4. Improvising from scratch
As you gain more confidence in improvisation and want to go beyond the basic triad chords and lead sheet approaches, you can explore other frameworks for improvisation.
One which I wanted to highlight is the Pianobreaks system. Its creator Mark Meronek recently featured in our Jazz Improv Experts Guide and also wrote a great guest post on jazz improvisation for us.
The Pianobreaks system is elegant because it very quickly teaches you to play great-sounding jazz improvisations using very simple building blocks, all well within the reach of any beginner-to-intermediate level pianist.
I love that Mark focuses on the emotion and instinct of improvisation and teaches you to develop your relationship with the keyboard. It’s an approach that very closely complements the “constraints thinking” mentioned above: by keeping it simple, you actually gain more freedom.
You can try out free video tutorials from the Pianobreaks system here.

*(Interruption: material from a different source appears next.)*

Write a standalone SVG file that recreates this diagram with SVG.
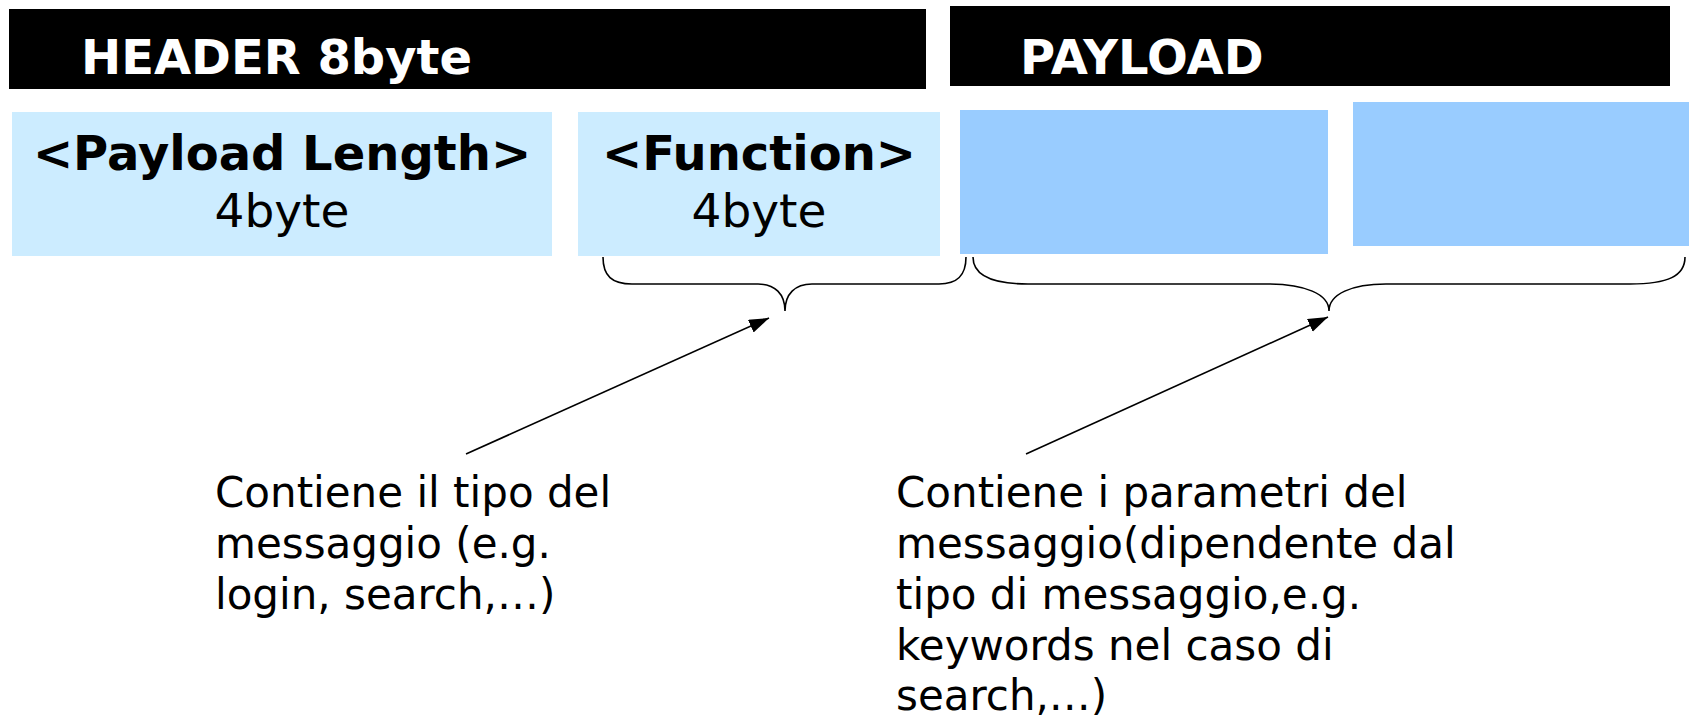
<svg xmlns="http://www.w3.org/2000/svg" width="1696" height="719" viewBox="0 0 1696 719">
<style>
.bar{fill:#000}
.bartxt{font-family:"DejaVu Sans",Verdana,sans-serif;font-weight:bold;font-size:48px;fill:#fff}
.hdr{fill:#CCECFF}
.pl{fill:#99CCFF}
.title{font-family:"DejaVu Sans",Verdana,sans-serif;font-weight:bold;font-size:48px;fill:#000;text-anchor:middle}
.sub{font-family:"DejaVu Sans",Verdana,sans-serif;font-size:47px;fill:#000;text-anchor:middle}
.note{font-family:"DejaVu Sans",Verdana,sans-serif;font-size:42px;fill:#000}
.brace{fill:none;stroke:#000;stroke-width:1.6}
.arrow{fill:none;stroke:#000;stroke-width:1.6}
</style>
<defs>
<marker id="ah" markerUnits="userSpaceOnUse" markerWidth="22" markerHeight="16" refX="20" refY="7" orient="auto">
<path d="M0,0 L20,7 L0,14 Z" fill="#000"/>
</marker>
</defs>
<rect width="1696" height="719" fill="#fff"/>
<g id="header-bar">
<rect class="bar" x="9" y="9" width="917" height="80"/>
<text class="bartxt" x="81" y="74">HEADER 8byte</text>
</g>
<g id="payload-bar">
<rect class="bar" x="950" y="6" width="720" height="80"/>
<text class="bartxt" x="1020" y="74">PAYLOAD</text>
</g>
<g id="payload-length">
<rect class="hdr" x="12" y="112" width="540" height="144"/>
<text class="title" x="282" y="170">&lt;Payload Length&gt;</text>
<text class="sub" x="282" y="227">4byte</text>
</g>
<g id="function">
<rect class="hdr" x="578" y="112" width="362" height="144"/>
<text class="title" x="759" y="170">&lt;Function&gt;</text>
<text class="sub" x="759" y="227">4byte</text>
</g>
<g id="payload-1">
<rect class="pl" x="960" y="110" width="368" height="144"/>
</g>
<g id="payload-2">
<rect class="pl" x="1353" y="102" width="336" height="144"/>
</g>
<g id="connectors">
<path class="brace" d="M603,257 C603,276 612,284 632,284 L758,284 C775,284 785,294 785,311 C785,294 795,284 812,284 L939,284 C957,284 966,276 966,257"/>
<path class="brace" d="M973,257 C973,276 992,284 1028,284 L1267,284 C1305,284 1329,294 1329,311 C1329,294 1352,284 1386,284 L1630,284 C1668,284 1685,276 1685,257"/>
<line class="arrow" x1="466" y1="454" x2="769" y2="318" marker-end="url(#ah)"/>
<line class="arrow" x1="1026" y1="454" x2="1328" y2="317" marker-end="url(#ah)"/>
</g>
<g id="note-function">
<text class="note" x="215" y="507">Contiene il tipo del</text>
<text class="note" x="215" y="558">messaggio (e.g.</text>
<text class="note" x="215" y="609">login, search,…)</text>
</g>
<g id="note-payload">
<text class="note" x="896" y="507">Contiene i parametri del</text>
<text class="note" x="896" y="558">messaggio(dipendente dal</text>
<text class="note" x="896" y="609">tipo di messaggio,e.g.</text>
<text class="note" x="896" y="660">keywords nel caso di</text>
<text class="note" x="896" y="710">search,…)</text>
</g>
</svg>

5. Becoming more versatile
If you’ve worked through the four stages above you’ll now be quite a confident piano improviser. You are able to sit down at the keyboard, either with a lead sheet or no music at all, and create great-sounding performances from your own musical imagination, and feel confident doing it.
Now it’s time to push yourself to new limits. One effective way to do this is by expecting yourself to improvise in various styles.
Can you improvise the soundtrack for a cat-and-mouse chase in a cartoon?
Could you play something suitable for a weepy romantic scene in a film?
If you had to accompany a friend’s serious spoken-word performance at short notice, or play background music at a wedding, could you do it?
Famed performer “Harry the Piano” is a great example of this. Described as “The best damn pianist in the civilised world”, Harry excels in playing improvised arrangements in any style imaginable.
Interested in learning to do this yourself? You’re in luck. Harry teamed up with leading theory site DaveConservatoire.org to offer a series of simple tutorials explaining his approach.
This is where you become a truly impressive improviser, able not only to create great-sounding music from scratch on demand, but be able to do so in whatever style or structure is required. This is the kind of improvising pianist that is in high demand!
Take the first steps
If you’re just starting out with piano improvisation then what I’ve described above is a journey that could easily occupy you for the next five to ten years. But don’t let that intimidate you! I can’t stress enough how quickly those first couple of steps can go if you already have some basic ability on piano, and how rewarding, satisfying and simply fun they are.
If you play some piano but have felt bound to the sheet music and wished you could improvise, I hope you’ll give these first couple of steps a try. If you’re already improvising I hope some of the other steps presented here give you new ideas to advance your skills. Whatever stage you’re at, find a way to let that inner musical instinct come out – and have fun with it!